What size walk-in cooler do I need for a funeral home?
Size a funeral home walk-in cooler by peak simultaneous occupancy — peak caseload times holding time, plus surge headroom — not the average month. This guide gives a simple sizing method and recommended sizes by funeral-home profile.
Short answer: size a walk-in by your peak caseload and how long cases stay — not your average month. A quick method: take your busiest month’s cases, divide by 30, multiply by your typical holding days, then add 50 to 100 percent headroom for surges. Most single-location funeral homes land on a 6x8 or 10x12 walk-in; high-volume and group operations move to 14x16 or larger.
The cooler you regret is the one sized to a normal week. Here is how to size for the weeks that actually test you.

What size walk-in cooler do I need for a funeral home?
Right-sizing comes down to how many bodies you must hold at the same time, at the same time of year, with room to spare. That peak simultaneous occupancy — not your annual call volume — is the number a walk-in has to satisfy.
Start with three numbers
- — Peak monthly cases: your busiest month in a normal year, not the average.
- — Typical holding days: how long a case usually stays before service, release, or transfer — see how long a body can stay in a mortuary cooler.
- — Surge factor: the cushion for a bad stretch — flu season, a multi-casualty event, or a run of unclaimed cases.
A simple sizing method
Estimate peak simultaneous occupancy like this: (peak monthly cases ÷ 30) × typical holding days. That gives the average number on hand during your busy month. Then add 50 to 100 percent headroom for surges and airflow. The result is the number of storage positions your cooler must hold — which you then translate into a size using racking. Because capacity is set by racking, not floor space, a smaller box with multi-tier racks can meet the same target as a larger empty room.
Recommended size by funeral-home profile
- — Small firm, lower volume: an upright cooler or a 6x8 walk-in. If a full walk-in is more than you need, a 3-body upright or 4-body upright may be the better fit.
- — Busy single location: a 10x12, racked for density and turnover. A roll-in cooler helps where cot transfers are frequent.
- — High-volume or shared facility: a 14x16, with racks sized to peak occupancy.

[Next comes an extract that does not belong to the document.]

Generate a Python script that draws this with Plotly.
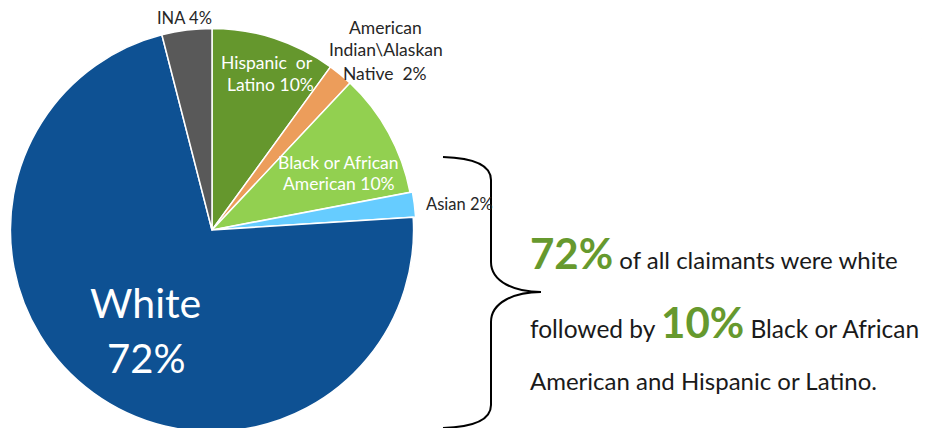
import plotly.graph_objects as go

W, H = 930, 428
OFF = 8  # page body margin offset

labels = ["Hispanic or Latino", "American Indian\\Alaskan Native", "Black or African American",
          "Asian", "White", "INA"]
values = [10, 2, 10, 2, 72, 4]
colors = ["#65972D", "#EC9D5B", "#92D050", "#66CCFF", "#0E5193", "#595959"]
pulls = [0, 0, 0, 0.012, 0, 0]

FONT = "Lato, Carlito, sans-serif"

fig = go.Figure()

# pie geometry (page pixels): center (212,230), radius 204
cx, cy, r = 212, 230, 204
fig.add_trace(go.Pie(
    labels=labels, values=values, sort=False, direction="clockwise", rotation=0,
    marker=dict(colors=colors, line=dict(color="white", width=1.5)),
    textinfo="none", hoverinfo="label+percent", showlegend=False, pull=pulls,
    domain=dict(x=[(cx - r - OFF) / W, (cx + r - OFF) / W],
                y=[1 - (cy + r - OFF) / H, 1 - (cy - r - OFF) / H]),
))

# hidden axes in page-pixel coordinates for annotations and shapes
fig.update_xaxes(range=[OFF, OFF + W], visible=False, fixedrange=True)
fig.update_yaxes(range=[OFF + H, OFF], visible=False, fixedrange=True)

def ann(text, x, y, size, color="#262626", xanchor="center", yanchor="middle"):
    fig.add_annotation(text=text, x=x, y=y, xref="x", yref="y", showarrow=False,
                       font=dict(family=FONT, size=size, color=color),
                       xanchor=xanchor, yanchor=yanchor, align="center")

ann("INA 4%", 184, 18, 16.5)
ann("American", 385, 27, 17.5)
ann("Indian\\Alaskan", 386, 49, 17.5)
ann("Native  2%", 385, 73, 17.5)
ann("Hispanic  or", 267, 62, 17.5, "white")
ann("Latino 10%", 270, 84, 17.5, "white")
ann("Black or African", 338, 162, 17.5, "white")
ann("American 10%", 339, 183, 17.5, "white")
ann("Asian 2%", 424, 204, 16.5, xanchor="left")
ann("White", 145, 302, 41, "white")
ann("72%", 146, 358, 40, "white")

GREEN = "#66992E"
ann("<span style='font-size:42px;color:%s'><b>72%%</b></span> of all claimants were white" % GREEN,
    528, 253, 24, "#1a1a1a", xanchor="left")
ann("followed by <span style='font-size:42px;color:%s'><b>10%%</b></span> Black or African" % GREEN,
    528, 322, 24.5, "#1a1a1a", xanchor="left")
ann("American and Hispanic or Latino.", 528, 380, 24, "#1a1a1a", xanchor="left")

# curly brace
brace = ("M 443,157 C 475,158 491,165 491,180 L 491,262 C 491,282 515,292 541,292 "
         "C 515,292 491,302 491,322 L 491,405 C 491,420 475,427 443,428")
fig.add_shape(type="path", path=brace, xref="x", yref="y", line=dict(color="black", width=2))

# clipped grey arc at right edge (paper coords, not clipped to subplot)
def px(x):
    return (x - OFF) / W
def py(y):
    return 1 - (y - OFF) / H
arc = "M %.4f,%.4f Q %.4f,%.4f %.4f,%.4f" % (px(925), py(38), px(926), py(62), px(934), py(84))
fig.add_shape(type="path", path=arc, xref="paper", yref="paper",
              line=dict(color="#595959", width=6))

fig.update_layout(width=W, height=H, margin=dict(l=0, r=0, t=0, b=0),
                  paper_bgcolor="white", plot_bgcolor="white")

fig.write_html("out.html")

- — Group operator, hospital, or medical examiner: a 10x20 or 10x25, often paired with vault-style units for individually accessible cases.
Do not forget peaks, growth, and oversized cases
Three things quietly push you to the next size up:
- — Surges: the cooler must absorb your worst week, not your typical one.
- — Growth: size for where your call volume is heading over the next several years, not just today.
- — Bariatric and oversized cases: these consume more than one standard position, so plan dedicated extra-wide capacity rather than letting one case eat two slots.
Practical constraints: space, power, and airflow
Beyond the body count, confirm the room can host the unit: floor space and ceiling height for racking, electrical capacity for the refrigeration system, and condenser placement. Leave clearance for airflow so a busy cooler still holds 36 to 39°F — see what temperature a mortuary cooler should be and how cold a morgue cooler gets. Once installed, tie in walk-in monitoring, a temperature alarm, and a power-failure alert through the HALO smart monitoring system. For loading and transfers, plan for quality first-call cots. More planning guidance lives in our knowledge base.
Frequently asked questions
What size walk-in cooler does a funeral home need?
Size to peak simultaneous occupancy: (peak monthly cases divided by 30) times typical holding days, plus 50 to 100 percent headroom. Most single locations land on a 6x8 or 10x12; high-volume operations use 14x16 or larger.
Should I size to my average or peak caseload?
Peak. A cooler sized to the average month overflows during surges. Size to your busiest expected period and add headroom.
Is a walk-in always better than upright coolers?
Not always. Lower-volume firms are often better served by upright coolers, which cost less and take less space. Walk-ins win on capacity and racked density.
How do I account for bariatric cases?
Plan dedicated extra-wide capacity. Oversized cases occupy more than one standard position, so building in extra-wide storage prevents one case from consuming two slots.